“Hay gente que quiere echar abajo al gobierno, ese es un hecho”, dijo Carlos Larraín, presidente de RN, en las horas en que se producían disturbios callejeros en Santiago y otras ciudades a raíz de las movilizaciones estudiantiles del jueves 4, lo que coincidió con la difusión de la encuesta del CEP en la que Sebastián Piñera obtuvo 26% de aprobación y 53% de desaprobación.
Larraín es imprudente al hablar así. Es el presidente del partido al que pertenece el propio mandatario, y al aludir a la posibilidad de una ruptura institucional lo que hace en realidad es generar incertidumbre en la población y dañar la imagen de Chile en el exterior.
Si su deseo era ayudar a Piñera, éste tendría motivos para decirle “no me ayude, compadre”.
No hay fundamentos para una afirmación tan desaprensiva como la de Larraín. Es cierto que hay conflictos y tensiones en la sociedad chilena, demandas diversas, reclamos más o menos válidos, lo cual es expresión de una sociedad abierta, en la que las personas tienen conciencia de sus derechos.
Pero también es cierto que, pese a todo, las instituciones funcionan razonablemente bien.
Las controversias políticas son duras, pero ello no impide que se produzcan acuerdos entre el gobierno y la oposición. Un ejemplo elocuente es que la Cámara de Diputados aprobó por unanimidad, el miércoles 3, la creación del Ministerio de Desarrollo Social, que reemplaza a Mideplan y concentrará todos los programas sociales del Ejecutivo.
Las expresiones tremendistas no sirven en esta hora, en la que necesitamos que prevalezcan la racionalidad y el diálogo, que es la única vía de solución de los conflictos en un régimen democrático.
En el caso de las reformas educacionales, lo que corresponde es que el debate se traslade al Congreso, donde las organizaciones estudiantiles seguirán teniendo espacio para opinar.
¿Hay sectores partidarios de crear una situación de caos y desgobierno? Es posible, pero son minoritarios.
Los hemos visto en acción, encapuchados, convencidos de las “propiedades mágicas” de la violencia hasta que esta se vuelve en su contra.
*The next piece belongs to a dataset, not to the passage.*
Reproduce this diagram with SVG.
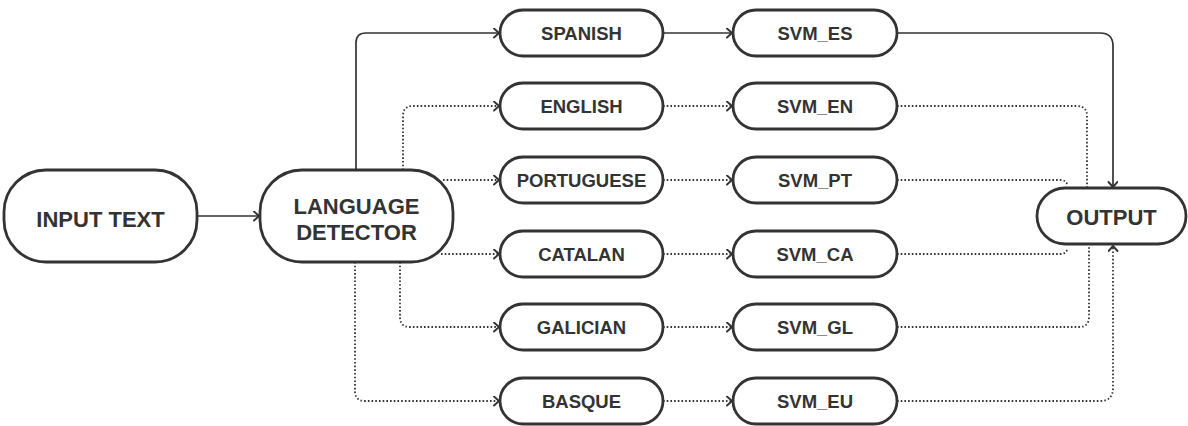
<svg xmlns="http://www.w3.org/2000/svg" width="1188" height="426" viewBox="0 0 1188 426">
<style>
.box{fill:#fff;stroke:#333;stroke-width:2.8}
.t{font-family:"Liberation Sans",Arial,sans-serif;font-weight:bold;fill:#333;text-anchor:middle}
.big{font-size:22px}
.sm{font-size:18.5px}
.c{fill:none;stroke:#333;stroke-width:1.7}
.d{stroke-dasharray:1.6 2.1;stroke-width:1.8}
</style>
<defs>
<marker id="ah" markerUnits="userSpaceOnUse" markerWidth="12" markerHeight="12" refX="6" refY="5" orient="auto" viewBox="0 0 12 12">
<path d="M1,0.5 L6,5 L1,9.5" fill="none" stroke="#333" stroke-width="1.9" stroke-linecap="round" stroke-linejoin="round"/>
</marker>
</defs>
<rect width="1188" height="426" fill="#fff"/>
<g id="connectors">
<path class="c" d="M197,216 H259" marker-end="url(#ah)"/>
<path class="c" d="M356,170 V43 Q356,33 366,33 H499" marker-end="url(#ah)"/>
<path class="c d" d="M403,170 V116 Q403,106 413,106 H499" marker-end="url(#ah)"/>
<path class="c d" d="M443,180 H499" marker-end="url(#ah)"/>
<path class="c d" d="M441,254 H499" marker-end="url(#ah)"/>
<path class="c d" d="M400,262 V317 Q400,327 410,327 H499" marker-end="url(#ah)"/>
<path class="c d" d="M355,262 V391 Q355,401 365,401 H499" marker-end="url(#ah)"/>
<path class="c" d="M663,33 H732" marker-end="url(#ah)"/>
<path class="c d" d="M663,106 H732" marker-end="url(#ah)"/>
<path class="c d" d="M663,180 H732" marker-end="url(#ah)"/>
<path class="c d" d="M663,254 H732" marker-end="url(#ah)"/>
<path class="c d" d="M663,327 H732" marker-end="url(#ah)"/>
<path class="c d" d="M663,401 H732" marker-end="url(#ah)"/>
<path class="c" d="M897,33 H1100 Q1113,33 1113,46 V187" marker-end="url(#ah)"/>
<path class="c d" d="M897,106 H1077 Q1087,106 1087,116 V188"/>
<path class="c d" d="M897,180 H1061 Q1066,180 1068,186"/>
<path class="c d" d="M897,254 H1061 Q1066,254 1068,248"/>
<path class="c d" d="M897,327 H1079 Q1089,327 1089,317 V244"/>
<path class="c d" d="M897,401 H1100 Q1113,401 1113,388 V246" marker-end="url(#ah)"/>
</g>
<g id="input"><rect class="box" x="4" y="170" width="193" height="92" rx="42"/><text class="t big" x="100.5" y="227">INPUT TEXT</text></g>
<g id="detector"><rect class="box" x="260" y="170" width="193" height="92" rx="42"/><text class="t big" x="356.5" y="214">LANGUAGE</text><text class="t big" x="356.5" y="240">DETECTOR</text></g>
<g id="spanish"><rect class="box" x="500" y="10" width="163" height="46" rx="23"/><text class="t sm" x="581.5" y="40">SPANISH</text></g>
<g id="english"><rect class="box" x="500" y="83" width="163" height="46" rx="23"/><text class="t sm" x="581.5" y="113">ENGLISH</text></g>
<g id="portuguese"><rect class="box" x="500" y="157" width="163" height="46" rx="23"/><text class="t sm" x="581.5" y="187">PORTUGUESE</text></g>
<g id="catalan"><rect class="box" x="500" y="231" width="163" height="46" rx="23"/><text class="t sm" x="581.5" y="261">CATALAN</text></g>
<g id="galician"><rect class="box" x="500" y="304" width="163" height="46" rx="23"/><text class="t sm" x="581.5" y="334">GALICIAN</text></g>
<g id="basque"><rect class="box" x="500" y="378" width="163" height="46" rx="23"/><text class="t sm" x="581.5" y="408">BASQUE</text></g>
<g id="svm_es"><rect class="box" x="733" y="10" width="164" height="46" rx="23"/><text class="t sm" x="815" y="40">SVM_ES</text></g>
<g id="svm_en"><rect class="box" x="733" y="83" width="164" height="46" rx="23"/><text class="t sm" x="815" y="113">SVM_EN</text></g>
<g id="svm_pt"><rect class="box" x="733" y="157" width="164" height="46" rx="23"/><text class="t sm" x="815" y="187">SVM_PT</text></g>
<g id="svm_ca"><rect class="box" x="733" y="231" width="164" height="46" rx="23"/><text class="t sm" x="815" y="261">SVM_CA</text></g>
<g id="svm_gl"><rect class="box" x="733" y="304" width="164" height="46" rx="23"/><text class="t sm" x="815" y="334">SVM_GL</text></g>
<g id="svm_eu"><rect class="box" x="733" y="378" width="164" height="46" rx="23"/><text class="t sm" x="815" y="408">SVM_EU</text></g>
<g id="output"><rect class="box" x="1037" y="188" width="149" height="56" rx="28"/><text class="t big" x="1111.5" y="225">OUTPUT</text></g>
</svg>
No hay que despreciar su capacidad de perturbar nuestra convivencia.
Frente a esos grupos, y cualquiera que sea su signo ideológico, sólo cabe reafirmar la obligación del Estado de defender las libertades y los derechos del conjunto de la población.
La democracia tiene derecho a la autodefensa.
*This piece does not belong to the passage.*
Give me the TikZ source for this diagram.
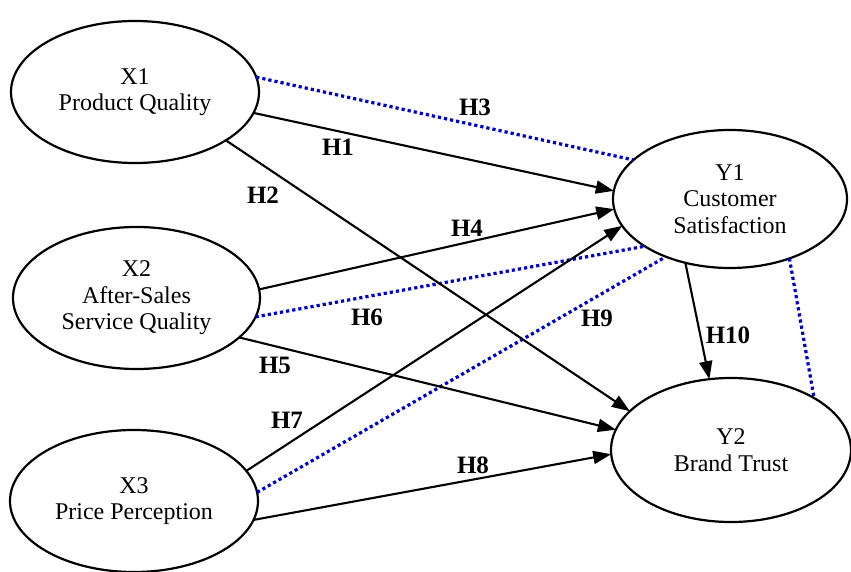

Dicho lo anterior, se justifica la preocupación por el hecho de que el Presidente pierda credibilidad y autoridad tan aceleradamente. Es negativo para la marcha del país. Y ningún dirigente político responsable puede desear que las cosas se deterioren al punto de que se desate una crisis política.
La gobernabilidad es un bien que necesitamos defender entre todos. Es de esperar que La Moneda ponga de su parte para mejorar el clima político y favorecer los consensos con la oposición.
Los excesos verbales erosionan nuestra convivencia. Los dirigentes de la Confech deberían valorar que hoy tienen la posibilidad de organizarse, expresar sus puntos de vista libremente, realizar manifestaciones de diverso tipo, transmitir sus opiniones a través de la prensa, la radio y la TV, entrevistarse con ministros y otras autoridades, etc.
La mayoría de ellos nació cuando el país se había sacudido de la dictadura y, por lo tanto, carecen de elementos de comparación respecto de lo que hoy tenemos.
Esto lo aprecian mejor quienes fueron dirigentes estudiantiles en los años de Pinochet, cuando todo era difícil y estaba en juego la propia vida. Los tiempos han cambiado, afortunadamente.
Es deseable, entonces, que los líderes universitarios no desprecien la democracia recuperada hace 21 años, y que entiendan que la paz, la libertad y el derecho son los requisitos de la lucha por una sociedad más igualitaria.
Necesitamos fortalecer la presencia ciudadana en todos los ámbitos. Que los partidos jueguen un rol de orientación de los ciudadanos, que el Congreso legisle eficazmente, que todas las instituciones se oxigenen y sean capaces de impulsar las reformas que han madurado en la educación y en otras áreas. En suma, necesitamos una democracia más viva, más receptiva y por supuesto más eficiente.
Hablar de que se quiere “echar abajo al gobierno”, como lo hizo Carlos Larraín, constituye una expresión desorbitada, que no mide las consecuencias.
Es preferible no convocar a los fantasmas y, en cambio, poner buena voluntad para que entre todos construyamos un Chile más justo.